Pastor as CEO?

I’m allergic to the idea of the pastor as a CEO, and so it was with interest that I read a post by Mike on the Ra’ah blog defending the idea. (Especially since Mike has had a big influence on my life and is a friend of mine.) Andrew Hamilton had a very strong reaction.

I commented on the post that we have to ask what sort of church would need to think about having a CEO. If you have a church which resembles the NT churches, then you won’t need a CEO. Instead, you would see the church as a gathering of believers who come together to decide things. (This is explored in John Yoder’s chapers on ‘Binding and loosing’ and the ‘Rule of Paul’ in Body Politics; see my simplification on this site.)

In trying to think why those from an emerging church background find the pastor as CEO repugnant, I think it’s because the CEO is a model borrowed from the corporate business world, and we would regard the corporate business world with deep suspicion.

Indeed, for many of us, the corporate business world is a source of evil in this world.

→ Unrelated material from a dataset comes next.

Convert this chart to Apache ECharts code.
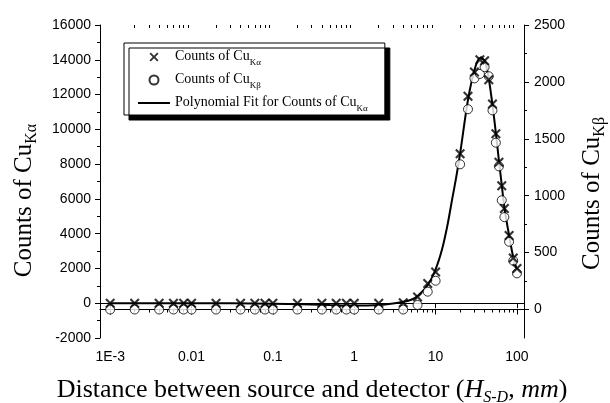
<!DOCTYPE html>
<html>
<head>
<meta charset="utf-8">
<script src="https://cdn.jsdelivr.net/npm/echarts@6/dist/echarts.min.js"></script>
<style>
  html, body { margin: 0; padding: 0; background: #fff; }
  #main { width: 610px; height: 403px; }
</style>
</head>
<body>
<div id="main"></div>
<script>
// source-detector distance H_S-D (mm), log axis
const distance = [0.001, 0.002, 0.004, 0.006, 0.008, 0.01, 0.02, 0.04, 0.06, 0.08, 0.1,
  0.2, 0.4, 0.6, 0.8, 1, 2, 4, 6, 8, 10, 20, 25, 30, 35, 40, 45, 50, 55, 60, 65, 70, 80, 90, 100];
// counts of Cu K-alpha (left axis)
const countsKa = [0, 0, 0, 0, 0, 0, 0, 0, 0, 0, 0,
  0, 0, 0, 0, 0, 0, 30, 360, 1130, 1800, 8600, 11900, 13300, 14000, 13950, 12850, 11450, 9750, 8100, 6750, 5450, 3900, 2600, 2000];
// counts of Cu K-beta (right axis)
const countsKb = [0, 0, 0, 0, 0, 0, 0, 0, 0, 0, 0,
  0, 0, 0, 0, 0, 0, 0, 40, 157, 253, 1276, 1760, 2031, 2070, 2130, 2050, 1750, 1466, 1258, 960, 812, 596, 429, 318];
// polynomial fit curve
const fitX = [0.001, 0.01, 0.1, 0.5, 1, 2, 3, 4, 5, 6, 8, 10, 12, 14, 16, 18, 20, 25, 30, 35, 40, 45, 50, 55, 60, 65, 70, 80, 90, 100];
const fitY = [0, 0, -30, -100, -130, -100, -20, 80, 200, 420, 1050, 1950, 3100, 4500, 6000, 7300, 8600, 11700, 13400, 14100, 13950, 12900, 11400, 9800, 8200, 6800, 5500, 3900, 2650, 1950];

const xTicks = [0.001, 0.01, 0.1, 1, 10, 100];
const kbTicks = [0, 500, 1000, 1500, 2000, 2500];
const kbMinorTicks = [250, 750, 1250, 1750, 2250];
const xMinorTicks = [];
for (const d of [0.001, 0.01, 0.1, 1, 10]) {
  for (let k = 2; k <= 9; k++) xMinorTicks.push(+(d * k).toPrecision(3));
}

const legendText = {
  Ka: '{t|Counts of Cu}{s|Kα}',
  Kb: '{t|Counts of Cu}{s|Kβ}',
  Fit: '{t|Polynomial Fit for Counts of Cu}{s|Kα}'
};

const crossPath = 'path://M0,1.5L1.5,0L5,3.5L8.5,0L10,1.5L6.5,5L10,8.5L8.5,10L5,6.5L1.5,10L0,8.5L3.5,5Z';
const serif = 'Liberation Serif';
const sans = 'Liberation Sans';
const labelStyle = { fontFamily: sans, fontSize: 14, color: '#000' };
const nameRich = {
  t: { fontFamily: serif, fontSize: 25, lineHeight: 29, verticalAlign: 'top', color: '#000' },
  i: { fontFamily: serif, fontStyle: 'italic', fontSize: 25, lineHeight: 29, verticalAlign: 'top', color: '#000' },
  s: { fontFamily: serif, fontSize: 16, lineHeight: 16, padding: [12, 0, 0, 0], verticalAlign: 'top', color: '#000' },
  si: { fontFamily: serif, fontStyle: 'italic', fontSize: 16, lineHeight: 16, padding: [13, 0, 0, 0], verticalAlign: 'top', color: '#000' }
};
const xNameRich = {
  t: Object.assign({}, nameRich.t, { fontSize: 26 }),
  i: Object.assign({}, nameRich.i, { fontSize: 26 }),
  si: nameRich.si
};
const line = { show: true, lineStyle: { color: '#000', width: 1 } };
const plain = v => String(v);

const xMin = 7.5e-4, xMax = 122;
function logAxis(extra) {
  return Object.assign({
    type: 'log', min: xMin, max: xMax, gridIndex: 0,
    axisLine: { show: false }, axisLabel: { show: false }, splitLine: { show: false }
  }, extra);
}

const chart = echarts.init(document.getElementById('main'));
chart.setOption({
  animation: false,
  grid: { left: 100, right: 86, top: 25, bottom: 65, outerBoundsMode: 'none', containLabel: false },
  legend: {
    data: ['Ka', 'Kb', {
      name: 'Fit',
      itemStyle: { color: 'rgba(0,0,0,0)', borderColor: 'rgba(0,0,0,0)', opacity: 0 }
    }],
    orient: 'vertical',
    left: 124, top: 43,
    padding: [6, 17, 2, 13],
    itemWidth: 32, itemHeight: 9, itemGap: 5,
    backgroundColor: '#fff',
    borderColor: '#000', borderWidth: 1,
    shadowColor: '#000', shadowBlur: 0, shadowOffsetX: 5, shadowOffsetY: 5,
    formatter: n => legendText[n],
    textStyle: {
      rich: {
        t: { fontFamily: serif, fontSize: 14, lineHeight: 16, verticalAlign: 'top', color: '#000' },
        s: { fontFamily: serif, fontSize: 9, lineHeight: 9, padding: [9, 0, 0, 0], verticalAlign: 'top', color: '#000' }
      }
    }
  },
  xAxis: [
    logAxis({
      position: 'bottom', axisLine: line,
      name: '{t|Distance between source and detector (}{i|H}{si|S-D}{t|, }{i|mm}{t|)}',
      nameLocation: 'middle', nameGap: 39, nameTextStyle: { rich: xNameRich },
      axisTick: { show: true, length: 5, customValues: xTicks, lineStyle: { color: '#000' } },
      axisLabel: { show: true, customValues: xTicks, margin: 12, ...labelStyle,
        formatter: v => (v < 0.005 ? '1E-3' : String(+v.toPrecision(3))) }
    }),
    logAxis({
      position: 'bottom',
      axisTick: { show: true, length: 3, customValues: xMinorTicks, lineStyle: { color: '#000' } }
    }),
    logAxis({
      position: 'top', axisLine: line,
      axisTick: { show: true, inside: true, length: 5, customValues: xTicks, lineStyle: { color: '#000' } }
    }),
    logAxis({
      position: 'top',
      axisTick: { show: true, inside: true, length: 3, customValues: xMinorTicks, lineStyle: { color: '#000' } }
    })
  ],
  yAxis: [
    {
      type: 'value', position: 'left', min: -2000, max: 16000, interval: 2000,
      axisLine: line, splitLine: { show: false },
      axisTick: { show: true, length: 5, lineStyle: { color: '#000' } },
      minorTick: { show: true, splitNumber: 2, length: 3, lineStyle: { color: '#000' } },
      axisLabel: { margin: 9, ...labelStyle, formatter: plain },
      name: '{t|Counts of Cu}{s|Kα}',
      nameLocation: 'middle', nameGap: 59,
      nameTextStyle: { rich: nameRich, padding: [0, 38, 0, 0] }
    },
    {
      type: 'value', position: 'right', min: -250, max: 2500,
      axisLine: line, splitLine: { show: false },
      axisTick: { show: true, length: 5, customValues: kbTicks, lineStyle: { color: '#000' } },
      axisLabel: { margin: 10, customValues: kbTicks, ...labelStyle, formatter: plain },
      name: '{t|Counts of Cu}{s|Kβ}',
      nameLocation: 'middle', nameGap: 56,
      nameTextStyle: { rich: nameRich, padding: [0, 24, 0, 0] }
    },
    {
      type: 'value', position: 'right', min: -250, max: 2500,
      axisLine: { show: false }, splitLine: { show: false }, axisLabel: { show: false },
      axisTick: { show: true, length: 3, customValues: kbMinorTicks, lineStyle: { color: '#000' } }
    }
  ],
  series: [
    {
      name: 'Fit', type: 'line', xAxisIndex: 0, yAxisIndex: 0,
      data: fitX.map((x, i) => [x, fitY[i]]),
      symbol: 'none', smooth: 0.3, z: 2,
      lineStyle: { color: '#000', width: 2 }, itemStyle: { color: '#000' }
    },
    {
      name: 'Kb', type: 'scatter', xAxisIndex: 0, yAxisIndex: 1,
      data: distance.map((x, i) => [x, countsKb[i]]),
      symbol: 'circle', symbolSize: 9, z: 3,
      itemStyle: { color: '#fff', borderColor: '#000', borderWidth: 1 }
    },
    {
      name: 'Ka', type: 'scatter', xAxisIndex: 0, yAxisIndex: 0,
      data: distance.map((x, i) => [x, countsKa[i]]),
      symbol: crossPath, symbolSize: 10, z: 4,
      itemStyle: { color: '#000' }
    }
  ]
});
</script>
</body>
</html>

It’s corporations which put shareholder returns ahead of everything else. It’s corporations who see huge profits as a good thing.

And it’s CEOs with those evilly inflated pay packets.

Bring that stuff into the church, and you’re bringing a very polluted model.

I find it worrying that large church culture seems to accept quite uncritically business models on the grounds that they ‘work’. One of the key points at which Scripture needs to have authority for us is in our ecclesiology. The church has gone and got it’s ecclesiology from the business world instead, and it’s wrong.

That all said, I think Mike’s point in his post was more nuanced, about the role of a CEO being to implement the church board’s vision. From that perspective, I can see what he’s saying. He also sees the CEO model as coming from the non-profit sector, as a model of service. And he later says he doesn’t think we should necessarily use the term.


3 thoughts on “Pastor as CEO?

  1. Hi Nathan – was nice to meet up with your folks over the weekend 🙂

    I realise Mike’s post was intended to be more nuanced than I allowed for, but I also tend to see the CEO analogy as so unhelpful that I wanted to make some thoughts very strongly.

    I appreciate the intent in Mike’s thoughts, but while we continue to use CEO as a valid term I think we will always struggle with the caricatures living up to themselves.

    Incidentally the person I met with was Stu W

  2. CEO’s are very important for the economy. If we didn’t have people at the top of the employment chain who were incredibly overpaid, underworked and have all the power, then no one would work really hard at their lowly paid jobs in order to get a promotion to hopefully be at the top of the heap.

    Surely the same is true for churches? Surely no one would do any voluntary work or or Xn work if it wasn’t going to result in the power to be in charge at the end?


    Seriously though, I agree I don’t think it’s a helpful image as there is too much un helpful in the image as a while even if there is some good ideas.

  3. Thanks guys. I didn’t attract much debate, did I? Just three of us who basically think the same!

    Chris, I think it’s a big topic the role of Christian service and volunteers in a corporate church world. Or at least they should acknowledge they’re jeopardising that. Or exploiting them.